MarkTechPost • 66일 전

마이크로소프트, 코드로 브라우저 제어하는 오픈소스 웹 에이전트 '웹라이트' 공개

IMP

8/10

핵심 요약

마이크로소프트 리서치가 기존의 스크린샷이나 DOM 기반의 단편적인 클릭 방식을 벗어나, 에이전트가 터미널 환경에서 직접 코드를 작성해 브라우저를 제어하는 새로운 프레임워크 '웹라이트(Webwright)'를 오픈소스로 공개했습니다. 이 방식은 자동화 스크립트를 작성하는 개발자의 방식과 유사하며, 복잡한 다단계 웹 상호작용을 압축적인 코드로 처리할 수 있게 해줍니다. 오디세이(Odysseys) 벤치마크에서 기존 기본 GPT-4o 대비 성능을 크게 끌어올리며, 코드 생성 및 디버깅 능력이 뛰어난 최신 LLM의 강점을 극대화한 접근법으로 주목받습니다.

번역된 본문

오늘날 대부분의 웹 에이전트는 한 번에 하나의 동작으로 브라우저를 구동합니다. 모델은 스크린샷이나 DOM 텍스트 형태의 현재 페이지 상태를 수신하고, 다음 클릭, 키 입력 또는 스크롤을 예측합니다. 언어 모델의 추론 능력이 제한적이었을 때는 이러한 '단일 동작 기반' 설계가 타당했습니다. 하지만 모델이 코드 작성 및 디버깅 능력이 향상됨에 따라, 이 경직된 루프는 더 이상 도움이 되는 구조가 아니라 제약 조건이 되어버렸습니다.
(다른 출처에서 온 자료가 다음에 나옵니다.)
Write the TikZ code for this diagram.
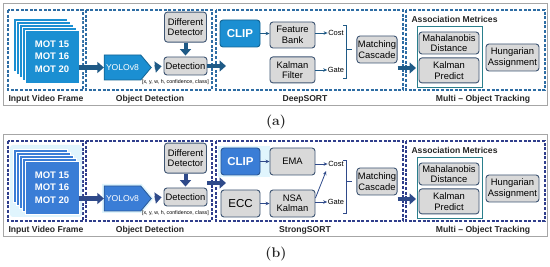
\documentclass[tikz,border=0pt]{standalone}
\usepackage{fontspec}
\setsansfont{Liberation Sans}
\usetikzlibrary{arrows.meta, positioning, shapes.symbols}

\definecolor{bluea}{HTML}{1B8FD2}
\definecolor{blueb}{HTML}{3A7DD6}
\definecolor{dasha}{HTML}{2E6DA4}
\definecolor{dashb}{HTML}{2F3E8C}
\definecolor{arrowa}{HTML}{1F5A86}
\definecolor{arrowb}{HTML}{2F4A8A}
\definecolor{boxline}{HTML}{3E5573}
\definecolor{tealline}{HTML}{2A7F8C}

\begin{document}
\begin{tikzpicture}[x=1pt, y=-1pt, font=\sffamily,
    panel/.style={draw=black!35, fill=white, line width=0.9pt},
    section/.style={draw=#1, dash pattern=on 3pt off 1.6pt, line width=1.1pt},
    graybox/.style={rectangle, rounded corners=3pt, draw=boxline, fill=black!15, line width=0.9pt, align=center, inner sep=1pt, font=\sffamily\fontsize{9.4}{10.5}\selectfont},
    bluebox/.style={rectangle, rounded corners=3pt, draw=#1!70!black, fill=#1, text=white, line width=0.9pt, font=\sffamily\bfseries\fontsize{11.5}{13}\selectfont},
    blockarrow/.style={draw=#1, line width=4.5pt, -{Triangle[length=6.5pt, width=11pt]}},
    thinarrow/.style={draw=#1, line width=0.8pt, -{Stealth[length=4pt, width=3.5pt]}},
    bracket/.style={draw=#1, line width=0.9pt},
    title/.style={font=\sffamily\bfseries\fontsize{8.6}{10}\selectfont, text=black!85},
    tag/.style={font=\sffamily\fontsize{7.5}{9}\selectfont, inner sep=0.5pt},
    caption/.style={font=\rmfamily\bfseries\fontsize{14}{16}\selectfont, text=black!85},
]
\useasboundingbox (0,0) rectangle (550,267);

% parts shared by both panels
\foreach \p/\dy/\fc/\dc/\ac/\gc/\sn in {a/0/bluea/dasha/arrowa/white/DeepSORT, b/131/blueb/dashb/arrowb/cyan!12/StrongSORT} {
\begin{scope}[yshift=-\dy*1pt]
  \draw[panel] (3,3) rectangle (547,105);
  \draw[section=\dc] (8,10) rectangle (83,90);
  \draw[section=\dc] (86,10) rectangle (212,90);
  \draw[section=\dc] (216,10) rectangle (403,90);
  \draw[section=\dc] (406,10) rectangle (545,90);

  \node[title, anchor=west] (inlab\p) at (5,99) {Input Video Frame};
  \node[title] (odlab\p) at (150,99) {Object Detection};
  \node[title] (sortlab\p) at (305,99) {\sn};
  \node[title] (motlab\p) at (483,99) {Multi – Object Tracking};

  % video frames
  \fill[\gc, rounded corners=3pt] (10,14) rectangle (82,86);
  \foreach \k in {4,3,2,1}
    \draw[fill=\fc, draw=white, line width=0.8pt] (25-3*\k,30-3*\k) rectangle ++(54,53);
  \node[fill=\fc, draw=white, line width=0.8pt, minimum width=54pt, minimum height=53pt, text=white, align=center,
        font=\sffamily\bfseries\fontsize{9.5}{12.5}\selectfont] (mot\p) at (52,56.5) {MOT 15\\MOT 16\\MOT 20};

  % detector
  \node[signal, signal to=east, signal pointer angle=100, fill=\fc, draw=\fc!70!black, line width=0.8pt,
        minimum width=47pt, minimum height=25pt, inner sep=1pt, text=white, font=\sffamily\fontsize{8.6}{10}\selectfont,
        preaction={draw=\gc, line width=4pt}] (yolo\p) at (122.5,67.5) {YOLOv8};
  \node[graybox, minimum width=43pt, minimum height=18pt] (det\p) at (185.5,66) {Detection};
  \node[graybox, minimum width=42pt, minimum height=30pt, above=14pt of det\p] (diff\p) {Different\\Detector};
  \node[font=\sffamily\fontsize{5.3}{6}\selectfont, inner sep=0pt, anchor=north east] (bbox\p) at (209,79.5) {[x, y, w, h, confidence, class]};

  \draw[blockarrow=\ac] (mot\p.east |- yolo\p.west) -- (yolo\p.west);
  \draw[blockarrow=\ac, shorten <=3pt, shorten >=2pt] (yolo\p.east) -- (det\p.west);
  \draw[blockarrow=\ac, line width=4pt, shorten >=1pt] (diff\p.south) -- (det\p.north);

  % association
  \node[title, anchor=west] (asslab\p) at (408,19) {Association Metrices};
  \draw[draw=tealline, line width=0.9pt] (417,26) rectangle (482,87);
  \node[graybox, minimum width=60pt, minimum height=22pt] (maha\p) at (449,43) {Mahalanobis\\Distance};
  \node[graybox, minimum width=60pt, minimum height=25pt, below=3pt of maha\p] (kp\p) {Kalman\\Predict};
  \node[graybox, minimum width=53pt, minimum height=27pt] (hung\p) at (512.5,57.5) {Hungarian\\Assignment};
\end{scope}
}

% (a) DeepSORT
\node[bluebox=bluea, minimum width=40pt, minimum height=27pt] (clipa) at (240,33.5) {CLIP};
\node[graybox, minimum width=45pt, minimum height=26pt] (fba) at (292.5,35) {Feature\\Bank};
\node[graybox, minimum width=45pt, minimum height=26pt, below=8pt of fba] (kfa) {Kalman\\Filter};
\node[tag] (costa) at (336,33) {Cost};
\node[tag] (gatea) at (336,70) {Gate};
\node[graybox, minimum width=40pt, minimum height=27pt] (mca) at (377,49.5) {Matching\\Cascade};
\coordinate (ina) at (226,66);
\coordinate (mina) at (416,68);
\coordinate (bta) at (346,25);
\coordinate (bba) at (346,78);

\draw[thinarrow=arrowa] (clipa.east) -- (clipa.east -| fba.west);
\draw[thinarrow=arrowa] (fba.east |- costa) -- (costa.west);
\draw[thinarrow=arrowa] (kfa.east |- gatea) -- (gatea.west);
\draw[bracket=arrowa] ([xshift=-3pt]bta) -- (bta) -- (bba) -- ([xshift=-3pt]bba);
\draw[bracket=arrowa] (bta |- mca.west) -- ++(6,0);
\draw[blockarrow=arrowa] (deta.east) -- (ina);
\draw[blockarrow=arrowa] (mca.east |- mina) -- (mina);

% (b) StrongSORT
\begin{scope}[yshift=-131pt]
\fill[cyan!12] (218,15) rectangle (270,46);
\node[bluebox=blueb, minimum width=39pt, minimum height=27pt, preaction={draw=cyan!12, line width=4pt}] (clipb) at (240.5,30.5) {CLIP};
\node[graybox, minimum width=45pt, minimum height=27pt] (emab) at (292.5,30.5) {EMA};
\node[graybox, minimum width=39pt, minimum height=27pt, font=\sffamily\fontsize{11.5}{13}\selectfont] (eccb) at (240.5,72.5) {ECC};
\node[graybox, minimum width=45pt, minimum height=27pt] (nsab) at (292.5,72.5) {NSA\\Kalman};
\node[tag] (costb) at (336,33) {Cost};
\node[tag] (gateb) at (336,71) {Gate};
\node[graybox, minimum width=40pt, minimum height=27pt] (mcb) at (377,50.5) {Matching\\Cascade};
\coordinate (inb) at (226,52);
\coordinate (minb) at (416,68);
\coordinate (btb) at (346,29);
\coordinate (bbb) at (346,82);

\draw[thinarrow=arrowb] (clipb.east) -- (emab.west);
\draw[thinarrow=arrowb] (eccb.east) -- (nsab.west);
\draw[thinarrow=arrowb] (emab.east |- costb) -- (costb.west);
\draw[thinarrow=arrowb] (nsab.east |- gateb) -- (gateb.west);
\draw[thinarrow=arrowb, shorten >=4pt] ([yshift=5.5pt]nsab.east) -- (costb.south west);
\draw[bracket=arrowb] ([xshift=-3pt]btb) -- (btb) -- (bbb) -- ([xshift=-3pt]bbb);
\draw[bracket=arrowb] (btb |- mcb.west) -- ++(6,0);
\draw[blockarrow=arrowb] (detb.east |- inb) -- (inb);
\draw[blockarrow=arrowb] (mcb.east |- minb) -- (minb);
\end{scope}

\node[caption] (capa) at (276,122) {(a)};
\node[caption] (capb) at (276,254) {(b)};
\end{tikzpicture}
\end{document}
마이크로소프트 리서치의 AI 프론티어(AI Frontiers) 연구소는 다른 접근 방식을 고안했습니다. 이들의 새로운 오픈소스 프레임워크인 웹라이트(Webwright)는 상태 저장 브라우저 세션 대신 에이전트에 터미널을 제공합니다. 에이전트는 브라우저를 제어하기 위해 플레이라이트(Playwright) 코드를 작성하고, 배시(Bash) 명령을 실행하며, 로그를 검사하고 스크립트를 반복적으로 다듬습니다. 플레이라이트 역시 마이크로소프트에서 개발한 오픈소스 브라우저 자동화 라이브러리로, Chromium, Firefox, WebKit 브라우저의 프로그래밍 방식 제어를 지원합니다.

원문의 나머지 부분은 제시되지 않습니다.